In der Unfähigkeit zur Intimität sieht der Film mitnichten ein individualpsychologisches Problem der behandelten Männer. Rhona unterhält sich in verschiedenen Szenen mit einem Mann per Skype. Zunächst könnten wir ihn für einen Klienten halten, dann für einen ziemlich nervigen Ex-Freund, schließlich stellt er sich als ihr Bruder heraus, der ihr mitteilt, ihre Mutter sei verschwunden und sie mehrmals bittet, ihn einmal zu besuchen. Ansonsten bestehen ihre „sozialen Kontakte“ aus Zwiesprachen mit dem Psychiater, dem sie assistiert, ihrer älteren Kollegin (und einzigen Freundin) Irene, unfreundlichen Handwerkern, ihrem Anwalt. Ein hilfloser Versuch, Kontakt zu einer etwas jüngeren Nachbarin aufzubauen. That’s it.

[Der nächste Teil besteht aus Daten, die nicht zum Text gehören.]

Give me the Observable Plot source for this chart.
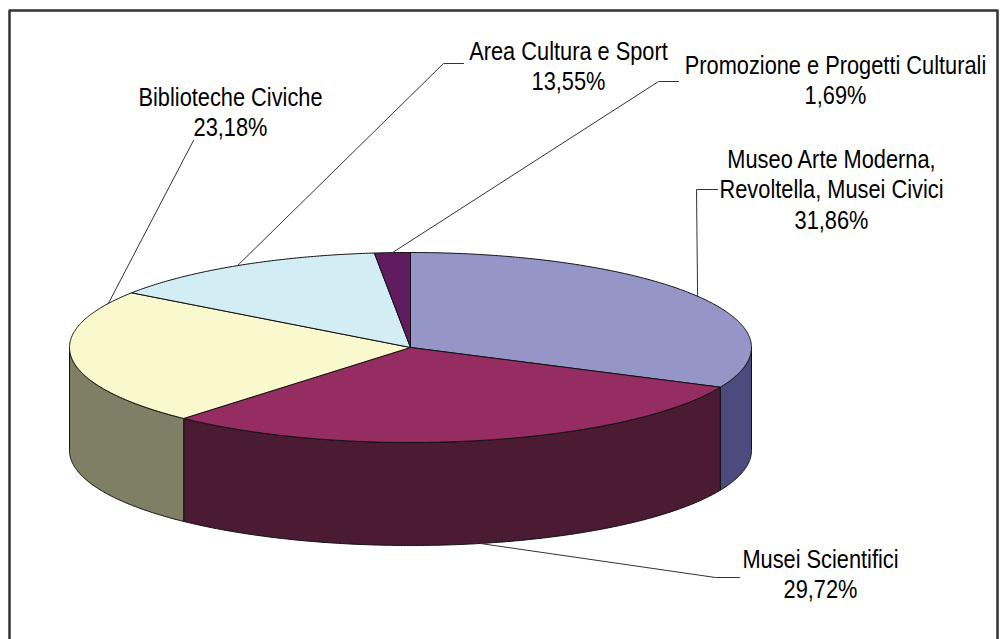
<!DOCTYPE html>
<html>
<head>
<meta charset="utf-8">
<script src="https://cdn.jsdelivr.net/npm/d3@7"></script>
<script src="https://cdn.jsdelivr.net/npm/@observablehq/plot@0.6"></script>
<style>
html, body { margin: 0; padding: 0; background: #fff; }
#chart { position: relative; width: 1005px; height: 639px; overflow: hidden; }
</style>
</head>
<body>
<div id="chart"></div>
<script>
// ---- data ----
const categories = [
  "Museo Arte Moderna,\nRevoltella, Musei Civici",
  "Musei Scientifici",
  "Biblioteche Civiche",
  "Area Cultura e Sport",
  "Promozione e Progetti Culturali"
];
const shares = [31.86, 29.72, 23.18, 13.55, 1.69];
const pctLabels = ["31,86%", "29,72%", "23,18%", "13,55%", "1,69%"];

// ---- styles ----
const topColors  = ["#9595C8", "#962D62", "#FAF9CE", "#D3EDF4", "#601C5E"];
const sideColors = ["#4B4B80", "#4B1A33", "#7F7F65", "#6A767A", "#300E2F"];

// ---- layout (pixels) ----
const W = 1005, H = 639;
const pie = {cx: 410, cy: 347, rx: 341, ry: 95, depth: 103};
const labelX = [831, 820, 230, 568, 835];
const labelY = [167, 567, 105, 59, 73];      // first baseline
const lineGap = 30.5;
const anchorFrac = [0.5, 0.5, 0.91, 0.5, 0.5];
const anchorBottom = [false, true, false, false, false];
const elbow = [[696, 189], [715, 577], [193, 140], [443, 63], [658, 81]];
const tail  = [[717, 189], [739, 577], null, [463, 63], [678, 81]];
const fontSize = 21.8, scaleY = 1.2;

// ---- geometry ----
const total = d3.sum(shares);
const cum = [0];
shares.forEach(v => cum.push(cum[cum.length - 1] + v / total));
const TAU = Math.PI * 2;
const pt = (t, dz = 0) => [pie.cx + pie.rx * Math.sin(t), pie.cy - pie.ry * Math.cos(t) + dz];
const arc = (a, b, dz = 0) => {
  const n = Math.max(2, Math.ceil(Math.abs(b - a) / (Math.PI / 360)));
  return d3.range(n + 1).map(k => pt(a + (b - a) * k / n, dz));
};

const topRows = [], sideRows = [];
shares.forEach((v, i) => {
  const a0 = cum[i] * TAU, a1 = cum[i + 1] * TAU;
  const poly = [[pie.cx, pie.cy], ...arc(a0, a1), [pie.cx, pie.cy]];
  poly.forEach(([x, y]) => topRows.push({id: i, x, y, fill: topColors[i]}));
  const s = Math.max(a0, Math.PI / 2), e = Math.min(a1, 3 * Math.PI / 2);
  if (s < e) {
    const side = [...arc(s, e), ...arc(e, s, pie.depth)];
    side.push(side[0]);
    side.forEach(([x, y]) => sideRows.push({id: i, x, y, fill: sideColors[i]}));
  }
});

const leaderRows = [];
shares.forEach((v, i) => {
  const t = (cum[i] + (cum[i + 1] - cum[i]) * anchorFrac[i]) * TAU;
  const p = pt(t, anchorBottom[i] ? pie.depth : 0);
  const pts = [p, elbow[i]];
  if (tail[i]) pts.push(tail[i]);
  pts.forEach(([x, y]) => leaderRows.push({id: i, x, y}));
});

const textRows = [];
categories.forEach((c, i) => {
  const lines = c.split("\n").concat(pctLabels[i]);
  lines.forEach((s, k) => textRows.push({x: labelX[i], y: labelY[i] + k * lineGap, text: s}));
});

const frameRows = [{x: 9, y: H + 5}, {x: 9, y: 10}, {x: 997, y: 10}, {x: 997, y: H + 5}];

const plot = Plot.plot({
  width: W, height: H, margin: 0,
  x: {domain: [0, W], range: [0, W], axis: null},
  y: {domain: [0, H], range: [0, H], axis: null},
  color: {type: "identity"},
  style: {background: "#fff"},
  marks: [
    Plot.line(frameRows, {x: "x", y: "y", stroke: "#333", strokeWidth: 2.5}),
    Plot.line(sideRows, {x: "x", y: "y", z: "id", fill: "fill", stroke: "#111", strokeWidth: 1, strokeLinejoin: "round"}),
    Plot.line(topRows, {x: "x", y: "y", z: "id", fill: "fill", stroke: "#111", strokeWidth: 1, strokeLinejoin: "round"}),
    Plot.line(leaderRows, {x: "x", y: "y", z: "id", stroke: "#333", strokeWidth: 1}),
    Plot.text(textRows, {x: "x", y: "y", text: "text", fontSize, fontFamily: "Liberation Sans, Arial, sans-serif",
      textAnchor: "middle", lineAnchor: "bottom", fill: "#000"})
  ]
});

plot.querySelectorAll('g[aria-label="text"] text').forEach(t => {
  const tr = t.getAttribute("transform");
  if (tr) t.setAttribute("transform", tr + ` scale(1,${scaleY})`);
});
document.getElementById("chart").appendChild(plot);
</script>
</body>
</html>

Übrigens: mit den Spritzen friert Rhona ihre Eizellen ein, weil sie vielleicht irgendwann mal Kinder haben möchte. Das Leben als Wartesaal. Warten auf Familie oder Karriere oder Liebe oder irgendwas.

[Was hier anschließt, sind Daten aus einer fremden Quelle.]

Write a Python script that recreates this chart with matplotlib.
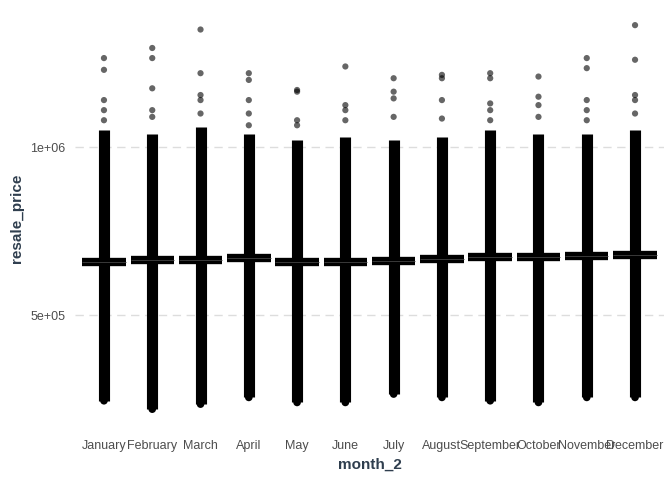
import numpy as np
import matplotlib.pyplot as plt

plt.rcParams['font.family'] = ['Liberation Sans', 'DejaVu Sans']

months = ['January', 'February', 'March', 'April', 'May', 'June', 'July',
          'August', 'September', 'October', 'November', 'December']
# dense range of each month's points (min, top of the dense column)
dense_low = [245e3, 220e3, 235e3, 255e3, 240e3, 240e3, 265e3, 255e3, 245e3, 240e3, 255e3, 255e3]
dense_high = [1.05e6, 1.04e6, 1.06e6, 1.04e6, 1.02e6, 1.03e6, 1.02e6, 1.03e6, 1.05e6, 1.04e6, 1.04e6, 1.05e6]
# sparse high-priced points above the dense column
outliers = [
    [1.265e6, 1.23e6, 1.14e6, 1.11e6, 1.08e6],
    [1.295e6, 1.265e6, 1.175e6, 1.11e6, 1.09e6],
    [1.35e6, 1.22e6, 1.155e6, 1.14e6, 1.10e6],
    [1.22e6, 1.20e6, 1.14e6, 1.10e6, 1.065e6],
    [1.17e6, 1.165e6, 1.08e6, 1.065e6],
    [1.24e6, 1.125e6, 1.11e6, 1.08e6],
    [1.205e6, 1.165e6, 1.145e6, 1.09e6],
    [1.215e6, 1.205e6, 1.14e6, 1.085e6],
    [1.22e6, 1.205e6, 1.13e6, 1.11e6, 1.08e6],
    [1.21e6, 1.15e6, 1.125e6, 1.09e6],
    [1.265e6, 1.235e6, 1.14e6, 1.11e6, 1.08e6],
    [1.363e6, 1.26e6, 1.155e6, 1.14e6, 1.10e6],
]
means = [658e3, 664e3, 663e3, 670e3, 658e3, 658e3, 661e3, 667e3, 673e3, 672e3, 676e3, 679e3]

fig = plt.figure(figsize=(6.72, 4.8), dpi=100)
ax = fig.add_axes([75 / 672, 50 / 480, 589 / 672, 424 / 480])
x = np.arange(1, 13)

ax.vlines(x, dense_low, dense_high, color='black', lw=8, capstyle='butt', zorder=2)
for i, vals in enumerate(outliers):
    ax.scatter([x[i]] * len(vals), vals, s=20, color='black', alpha=0.6,
               edgecolors='none', zorder=3)
ax.scatter(x, dense_low, s=30, color='black', edgecolors='none', zorder=3)
ax.hlines(means, x - 0.45, x + 0.45, color='black', lw=6, zorder=4)
ax.hlines(means, x - 0.45, x + 0.45, color='#444444', lw=0.6, zorder=5)

ax.set_xlim(0.4, 12.6)
ax.set_ylim(158e3, 1.42e6)
ax.set_xticks(x)
ax.set_xticklabels(months)
ax.set_yticks([5e5, 1e6])
ax.set_yticklabels(['5e+05', '1e+06'])
ax.grid(axis='y', color='#dddddd', ls=(0, (6, 4)), lw=1)
ax.set_axisbelow(True)
ax.tick_params(length=0, labelsize=9, colors='#4d4d4d', pad=7)
for s in ax.spines.values():
    s.set_visible(False)
ax.set_xlabel('month_2', fontsize=11, fontweight='bold', color='#2f3e4e', labelpad=4)
ax.set_ylabel('resale_price', fontsize=11, fontweight='bold', color='#2f3e4e', labelpad=4)

fig.savefig('out.png', dpi=100)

Dass der Film in New York spielt, sieht man eigentlich nur in wenigen Einstellungen: Ein Stück verschwommene Skyline durch ein Fernster gefilmt, die typischen spitz zulaufenden Wassertanks auf den Dächern. Ansonsten: Lange Hotelflure, die Zimmer, in denen Rhona ihrer Arbeit nachgeht, geschmackvoll, steril. Anonyme, monochrome Straßen. Beton, Spiegelungen von Menschen im Glas. Eine gesichtslose und tote Stadt, die vom (filmischen) Großstadtdschungel vergangener Dekaden kaum weiter entfernt sein könnte. Hier wuchert nichts mehr. Alles Leben ist sorgfältig parzelliert, eingetopft wie die Pflanzen auf dem Dach, die Rhona einmal mit Irene pflegt, eingezwängt zwischen Betonwände – wie der Mann, der in einer Szene relativ zu Beginn in einer Ecke onaniert, klein, am unteren Bildrand. Ein durchaus treffendes Bild für den Verlust von Intimität, um den es geht. Überhaupt, wie das „befriedete“ und durchgentrifizierte New York nach Giuliani und 9/11 dargestellt wird, als unwirtlicher und lebensfeindlicher Ort, leuchtet mir durchaus ein. Nur leider ist in diesem Film alles so exakt durchdacht und kontrolliert, dass er sich genausowenig entfalten kann, wie die Menschen in dieser Stadt. Die Frau, die in einer Nicht-Stadt ein Nicht-Leben mit einer Nicht-Arbeit und Nicht-Beziehungen führt, das alles ist viel zu sehr, viel zu eindeutig ausgeklügeltes Konzept, als dass man sich wirklich damit auseinandersetzen müsste.
Dass der Film auf einen Beziehungsversuch zwischen Rhona und Johnny hinaus will, ist schnell klar, dass das nicht gut gehen wird, auch. Allerdings verliert der Film mit dem entscheidenden plot point dann auch zunehmend die Kontrolle über die Botschaft, die ihm doch so am Herzen liegt. Es soll wohl um absolute körperliche und geistige Entfremdung gehen, um eine entmenschlichte Lebenswelt, in der jede Beziehung, die den Warenwert der Menschen und ihrer Körper auf dem Arbeitsmarkt transzendieren würde, keinen Platz hat. Dass das wenig originell ist, ist dabei das kleinere Problem. Das viel größere ist, dass der Film nichts tut, um zu verhindern, dass der Zuschauer es sich wesentlich einfacher macht. Dass er eine andere – nun wieder individualpsychologische – Lesart ermöglicht, nach der der psychisch kranke Mann einfach nur ein gemeingefährlicher Irrer ist, und die Frau, die sich in vollkommen unprofessioneller Weise auf ihn einlässt, auch zumindest ein bisschen selbst schuld ist an der Gewalt, die ihr widerfährt.
Bleibt ein souverän inszenierter und erzählter, aber letzten Endes sehr zwiespältiger Debüt-Film, der guten Ansätzen keinen Raum lässt sich zu entfalten. Wenn die Regisseurin lernt, im entscheidenden Moment die Kontrolle zu behalten und in anderen einfach mal los zu lassen, kann da durchaus noch was kommen.